[Start of DATA ROWS]

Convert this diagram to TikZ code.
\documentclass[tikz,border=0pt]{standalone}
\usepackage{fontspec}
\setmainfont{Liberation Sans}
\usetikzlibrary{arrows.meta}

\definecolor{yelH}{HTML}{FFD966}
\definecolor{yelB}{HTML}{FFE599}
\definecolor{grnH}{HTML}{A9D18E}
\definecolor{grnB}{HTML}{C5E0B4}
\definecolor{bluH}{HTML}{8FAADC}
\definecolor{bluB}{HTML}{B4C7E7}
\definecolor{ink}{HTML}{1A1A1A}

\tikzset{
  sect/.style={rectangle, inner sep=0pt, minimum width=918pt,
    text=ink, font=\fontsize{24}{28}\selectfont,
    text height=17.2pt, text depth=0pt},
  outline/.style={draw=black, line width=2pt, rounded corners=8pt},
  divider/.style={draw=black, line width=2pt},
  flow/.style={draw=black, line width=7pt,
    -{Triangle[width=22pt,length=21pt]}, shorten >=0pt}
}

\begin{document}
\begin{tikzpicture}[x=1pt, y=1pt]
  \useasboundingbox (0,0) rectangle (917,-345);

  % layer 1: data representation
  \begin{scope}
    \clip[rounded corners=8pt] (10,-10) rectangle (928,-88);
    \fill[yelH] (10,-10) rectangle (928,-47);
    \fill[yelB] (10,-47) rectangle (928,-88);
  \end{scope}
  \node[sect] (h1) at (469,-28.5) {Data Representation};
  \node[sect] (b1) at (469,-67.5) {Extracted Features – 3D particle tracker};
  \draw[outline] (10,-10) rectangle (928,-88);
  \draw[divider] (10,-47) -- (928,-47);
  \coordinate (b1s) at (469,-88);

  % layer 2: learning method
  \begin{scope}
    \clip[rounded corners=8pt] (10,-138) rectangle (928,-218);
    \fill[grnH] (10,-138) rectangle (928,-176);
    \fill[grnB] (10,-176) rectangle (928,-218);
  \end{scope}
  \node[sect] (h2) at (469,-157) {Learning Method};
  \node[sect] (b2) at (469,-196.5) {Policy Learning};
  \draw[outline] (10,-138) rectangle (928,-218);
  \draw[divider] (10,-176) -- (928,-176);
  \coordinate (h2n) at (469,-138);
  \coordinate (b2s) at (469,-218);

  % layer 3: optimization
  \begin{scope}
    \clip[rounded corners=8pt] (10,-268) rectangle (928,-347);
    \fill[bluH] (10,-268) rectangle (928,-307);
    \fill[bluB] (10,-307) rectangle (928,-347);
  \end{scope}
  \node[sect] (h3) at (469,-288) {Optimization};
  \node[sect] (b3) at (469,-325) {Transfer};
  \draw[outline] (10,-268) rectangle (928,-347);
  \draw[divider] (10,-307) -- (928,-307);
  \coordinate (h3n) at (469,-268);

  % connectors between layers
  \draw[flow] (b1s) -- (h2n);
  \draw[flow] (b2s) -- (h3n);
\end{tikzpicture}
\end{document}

[End of DATA ROWS]
[Start of DATA ROWS]

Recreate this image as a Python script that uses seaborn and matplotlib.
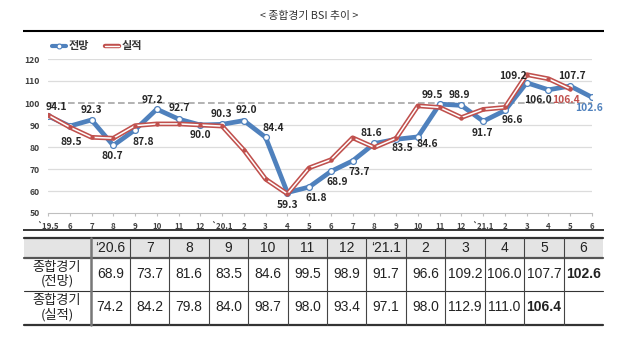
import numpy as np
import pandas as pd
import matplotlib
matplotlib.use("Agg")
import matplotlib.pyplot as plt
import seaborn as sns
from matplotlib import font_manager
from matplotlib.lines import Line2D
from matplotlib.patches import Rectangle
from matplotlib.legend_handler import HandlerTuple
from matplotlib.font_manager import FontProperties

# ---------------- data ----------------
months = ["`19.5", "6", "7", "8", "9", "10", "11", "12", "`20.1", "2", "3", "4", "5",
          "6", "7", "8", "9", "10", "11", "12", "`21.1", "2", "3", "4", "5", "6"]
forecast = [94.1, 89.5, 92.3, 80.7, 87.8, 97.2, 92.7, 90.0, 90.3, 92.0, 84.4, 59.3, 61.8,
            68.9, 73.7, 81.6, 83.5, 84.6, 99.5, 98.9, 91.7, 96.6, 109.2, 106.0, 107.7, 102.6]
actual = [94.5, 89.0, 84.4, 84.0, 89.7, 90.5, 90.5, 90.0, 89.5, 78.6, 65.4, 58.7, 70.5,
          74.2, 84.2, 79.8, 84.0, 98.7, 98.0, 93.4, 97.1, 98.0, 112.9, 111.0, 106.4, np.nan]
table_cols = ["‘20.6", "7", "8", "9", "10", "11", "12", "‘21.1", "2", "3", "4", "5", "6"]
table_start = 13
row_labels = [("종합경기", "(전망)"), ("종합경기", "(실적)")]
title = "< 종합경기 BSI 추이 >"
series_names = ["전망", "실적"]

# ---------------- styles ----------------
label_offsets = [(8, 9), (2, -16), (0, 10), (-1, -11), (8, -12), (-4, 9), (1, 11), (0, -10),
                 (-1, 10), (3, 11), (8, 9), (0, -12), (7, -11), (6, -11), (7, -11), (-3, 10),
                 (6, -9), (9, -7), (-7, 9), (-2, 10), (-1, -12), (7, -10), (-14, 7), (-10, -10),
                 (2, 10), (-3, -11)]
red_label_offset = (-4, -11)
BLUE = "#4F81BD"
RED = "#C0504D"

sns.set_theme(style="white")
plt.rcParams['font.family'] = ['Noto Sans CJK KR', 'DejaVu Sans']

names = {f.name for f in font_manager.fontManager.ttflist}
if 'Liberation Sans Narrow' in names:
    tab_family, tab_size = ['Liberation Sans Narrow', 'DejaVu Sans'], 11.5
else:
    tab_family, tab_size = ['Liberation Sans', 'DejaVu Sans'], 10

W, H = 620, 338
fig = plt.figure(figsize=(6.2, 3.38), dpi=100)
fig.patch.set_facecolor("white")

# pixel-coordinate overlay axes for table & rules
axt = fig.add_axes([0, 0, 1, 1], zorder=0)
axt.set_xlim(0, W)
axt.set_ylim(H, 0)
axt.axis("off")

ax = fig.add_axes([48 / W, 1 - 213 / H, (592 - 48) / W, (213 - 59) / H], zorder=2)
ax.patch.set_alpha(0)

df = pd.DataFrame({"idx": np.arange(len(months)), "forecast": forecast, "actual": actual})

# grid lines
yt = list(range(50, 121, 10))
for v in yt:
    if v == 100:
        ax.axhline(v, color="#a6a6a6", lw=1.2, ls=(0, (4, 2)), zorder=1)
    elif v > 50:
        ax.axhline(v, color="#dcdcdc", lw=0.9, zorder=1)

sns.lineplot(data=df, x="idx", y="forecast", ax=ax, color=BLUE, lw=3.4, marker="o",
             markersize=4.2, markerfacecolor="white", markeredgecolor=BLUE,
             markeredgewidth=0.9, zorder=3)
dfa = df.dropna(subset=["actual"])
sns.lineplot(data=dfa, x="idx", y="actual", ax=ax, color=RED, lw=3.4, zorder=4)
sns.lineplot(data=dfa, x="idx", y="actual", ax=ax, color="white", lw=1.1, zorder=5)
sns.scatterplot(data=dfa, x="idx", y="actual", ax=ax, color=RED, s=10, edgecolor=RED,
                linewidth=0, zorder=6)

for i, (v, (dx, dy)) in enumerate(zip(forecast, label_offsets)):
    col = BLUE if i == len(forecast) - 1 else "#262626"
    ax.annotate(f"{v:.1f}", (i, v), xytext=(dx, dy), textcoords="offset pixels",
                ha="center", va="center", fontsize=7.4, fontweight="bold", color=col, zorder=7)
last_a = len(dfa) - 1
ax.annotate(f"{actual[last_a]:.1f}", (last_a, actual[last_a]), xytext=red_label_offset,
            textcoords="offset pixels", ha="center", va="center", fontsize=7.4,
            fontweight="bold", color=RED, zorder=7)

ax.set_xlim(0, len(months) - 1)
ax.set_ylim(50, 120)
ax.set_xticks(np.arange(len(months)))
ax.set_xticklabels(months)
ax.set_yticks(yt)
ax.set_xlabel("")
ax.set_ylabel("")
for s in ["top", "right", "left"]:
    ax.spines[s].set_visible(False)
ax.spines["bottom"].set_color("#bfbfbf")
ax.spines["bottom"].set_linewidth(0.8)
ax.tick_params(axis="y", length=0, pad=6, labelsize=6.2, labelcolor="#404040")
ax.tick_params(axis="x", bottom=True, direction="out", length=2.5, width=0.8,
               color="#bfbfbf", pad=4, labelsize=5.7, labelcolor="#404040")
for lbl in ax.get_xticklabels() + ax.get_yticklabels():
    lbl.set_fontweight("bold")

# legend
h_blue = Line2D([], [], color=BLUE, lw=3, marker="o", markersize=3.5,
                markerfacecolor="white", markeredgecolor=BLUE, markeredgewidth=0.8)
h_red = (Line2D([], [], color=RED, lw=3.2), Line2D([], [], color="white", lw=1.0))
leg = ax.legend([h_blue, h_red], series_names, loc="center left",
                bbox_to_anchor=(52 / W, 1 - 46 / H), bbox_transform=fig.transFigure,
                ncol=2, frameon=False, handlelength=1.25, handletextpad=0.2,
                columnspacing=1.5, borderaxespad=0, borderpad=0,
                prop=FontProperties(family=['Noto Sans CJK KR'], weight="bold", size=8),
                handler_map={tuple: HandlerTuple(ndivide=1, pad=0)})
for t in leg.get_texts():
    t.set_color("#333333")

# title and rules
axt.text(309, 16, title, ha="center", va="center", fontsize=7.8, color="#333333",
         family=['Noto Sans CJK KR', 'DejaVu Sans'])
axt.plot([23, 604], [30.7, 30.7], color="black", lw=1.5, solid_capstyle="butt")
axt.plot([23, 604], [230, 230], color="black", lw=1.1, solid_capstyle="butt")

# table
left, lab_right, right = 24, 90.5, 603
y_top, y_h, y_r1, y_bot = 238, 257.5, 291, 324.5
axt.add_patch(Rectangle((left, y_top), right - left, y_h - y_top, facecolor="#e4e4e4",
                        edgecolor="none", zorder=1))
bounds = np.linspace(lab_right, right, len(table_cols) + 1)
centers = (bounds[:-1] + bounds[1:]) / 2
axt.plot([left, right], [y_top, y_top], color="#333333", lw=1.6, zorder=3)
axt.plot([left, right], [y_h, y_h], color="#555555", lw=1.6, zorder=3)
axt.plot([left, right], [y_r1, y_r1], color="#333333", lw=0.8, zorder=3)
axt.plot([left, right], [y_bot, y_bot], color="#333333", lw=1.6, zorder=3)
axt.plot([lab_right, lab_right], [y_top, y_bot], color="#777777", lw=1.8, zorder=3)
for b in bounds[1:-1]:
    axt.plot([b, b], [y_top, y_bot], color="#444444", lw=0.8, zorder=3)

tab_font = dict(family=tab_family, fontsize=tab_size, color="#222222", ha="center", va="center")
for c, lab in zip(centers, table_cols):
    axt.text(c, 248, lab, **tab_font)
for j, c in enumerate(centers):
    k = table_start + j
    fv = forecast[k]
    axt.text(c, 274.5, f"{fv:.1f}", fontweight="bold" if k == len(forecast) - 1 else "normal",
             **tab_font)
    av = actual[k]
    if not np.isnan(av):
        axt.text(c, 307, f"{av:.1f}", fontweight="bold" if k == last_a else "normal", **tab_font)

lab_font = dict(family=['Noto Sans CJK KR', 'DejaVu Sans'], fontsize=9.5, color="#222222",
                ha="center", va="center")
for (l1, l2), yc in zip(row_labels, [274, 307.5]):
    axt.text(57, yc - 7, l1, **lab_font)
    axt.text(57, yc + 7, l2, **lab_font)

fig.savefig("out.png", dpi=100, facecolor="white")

[End of DATA ROWS]

INSTRUCTIONS TO FOLLOW - Leaving the pictures out, write out exactly the lines from the line containing "Recreate this image" through the line containing "from matplotlib.font_manager import", both included.

OUTPUT OF THE TASK -
Recreate this image as a Python script that uses seaborn and matplotlib.
import numpy as np
import pandas as pd
import matplotlib
matplotlib.use("Agg")
import matplotlib.pyplot as plt
import seaborn as sns
from matplotlib import font_manager
from matplotlib.lines import Line2D
from matplotlib.patches import Rectangle
from matplotlib.legend_handler import HandlerTuple
from matplotlib.font_manager import FontProperties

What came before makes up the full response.